Título: Chocados, dissidentes veem presidente como cúmplice
Autor: Lages, Christine ; Guedes, Luisa
Fonte: O Globo, 11/03/2010, O Mundo, p. 25

Para eles, Lula vira as costas ao movimento pró-democracia

Dissidentes do regime cubano ouvidos pelo GLOBO reagiram com espanto e revolta às declarações segundo eles lamentáveis dadas pelo presidente Luiz Inácio Lula da Silva, defendendo o sistema judicial do país e comparando presos políticos a bandidos comuns. O porta-voz da Comissão de Direitos Humanos e Reconciliação Nacional (CCDHRN), Elizardo Sanchez, está surpreso com o grau de cumplicidade ao qual o presidente do Brasil chegou com o regime totalitário dos irmãos Castro, ao ponto de faltar com o respeito e ofender o movimento de direitos humanos e pró-democracia de Cuba.

Nenhum outro estadista da América Latina nem da Europa foi capaz de fazer declarações como essas. Logo Lula, um ex-líder operário, um ex-perseguido político, que visita constantemente nosso país: nunca disse uma palavra para perguntar por que os trabalhadores cubanos estão submetidos a um grau tão alto de exploração e por que os trabalhadores não têm direito de organizar sindicatos independentes cobrou Sanchez.

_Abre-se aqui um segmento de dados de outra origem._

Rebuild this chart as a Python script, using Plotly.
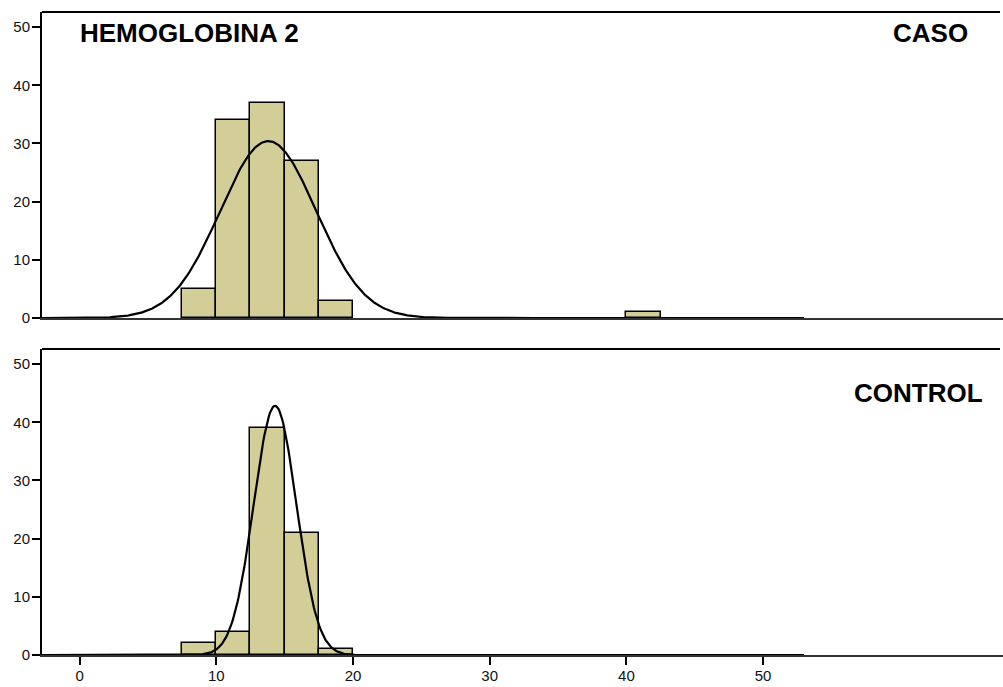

Manuel Cuesta Morúa, da organização Arco Progressista, disse que declarações como as do presidente só deixam os dissidentes cubanos mais isolados. Segundo ele, como chefe de Estado, Lula cumpre o seu papel de manter boas relações com o governo de Cuba.

Mas ele poderia ouvir os dois lados, para ter uma ideia melhor do que acontece aqui. Chamamos Lula para o diálogo, enviamos cartas para ele, e ele nos ignora. Acho isso uma atitude equivocada e que não condiz com seu papel de principal líder da América Latina. Um grande líder não vira as costas para violações aos direitos humanos como as que sofremos atualmente em Cuba criticou.

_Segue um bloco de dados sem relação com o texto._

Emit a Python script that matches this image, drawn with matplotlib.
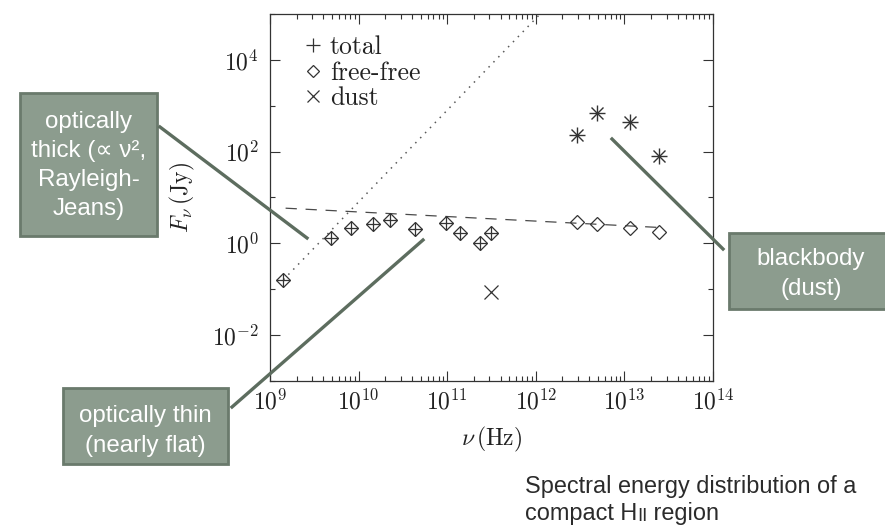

Morúa lembra que, enquanto Lula diz que não pode contestar a Justiça de um outro país, já o fez recentemente em pelo menos duas situações: opondo-se à extradição de Cesare Battisti para a Itália e contrariando a Justiça hondurenha sobre o afastamento de Manuel Zelaya.

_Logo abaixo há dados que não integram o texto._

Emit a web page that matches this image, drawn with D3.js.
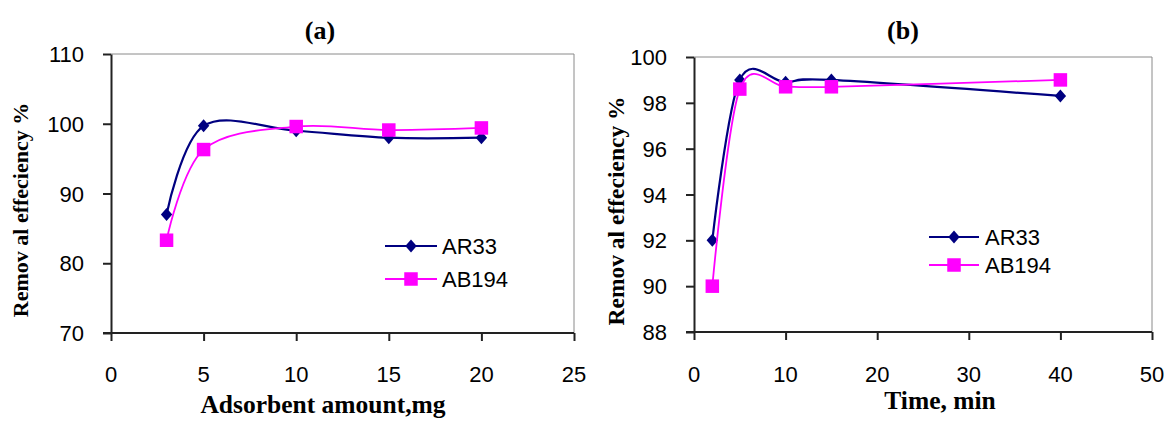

Os dois dissidentes relatam sensação de desamparo e citam como aliados políticos da União Europeia, o presidente eleito do Chile, Sebastián Piñera, que fez uma declaração muito clara, colocando-se ao lado do povo cubano e pedindo a liberdade dos presos de consciência, como lembrou Elizardo Sanchez. Outros governantes da América Latina, como o presidente da Costa Rica, Óscar Arias, e do Peru, Alan García, além de muitas organizações internacionais, também defendem a causa, segundo eles.

Guillermo Fariñas está desidratado e com taquicardia O jornalista e psicólogo cubano Guillermo Fariñas, que iniciou uma greve de fome no dia 24 de fevereiro para protestar contra a morte do também dissidente Orlando Zapata, não conseguiu, ontem, comentar as declarações de Lula.

Guillermo está muito fraco para dar entrevistas. Depois de duas semanas sem se alimentar, está desidratado e com taquicardia informou sua porta-voz, Liset Zamora.

Mas ele está a par das declarações.

Lula é cúmplice do governo cubano. E, ironicamente, esta parceria teve início quando ele próprio era perseguido político da ditadura brasileira.

Segundo a porta-voz, as declarações, que para muitos foram espantosas, não surpreenderam Fariña.

Ele é um presidente que responde aos interesses do governo cubano.

Veio a Cuba firmar convênios enquanto Orlando Zapata morria. Ele estava reunido com Raúl Castro quando este se pronunciou a respeito, e o máximo que fez foi dizer que não sabia de nada.

Lula mentiu. Sinto pelos brasileiros, mas Lula não é nada honesto.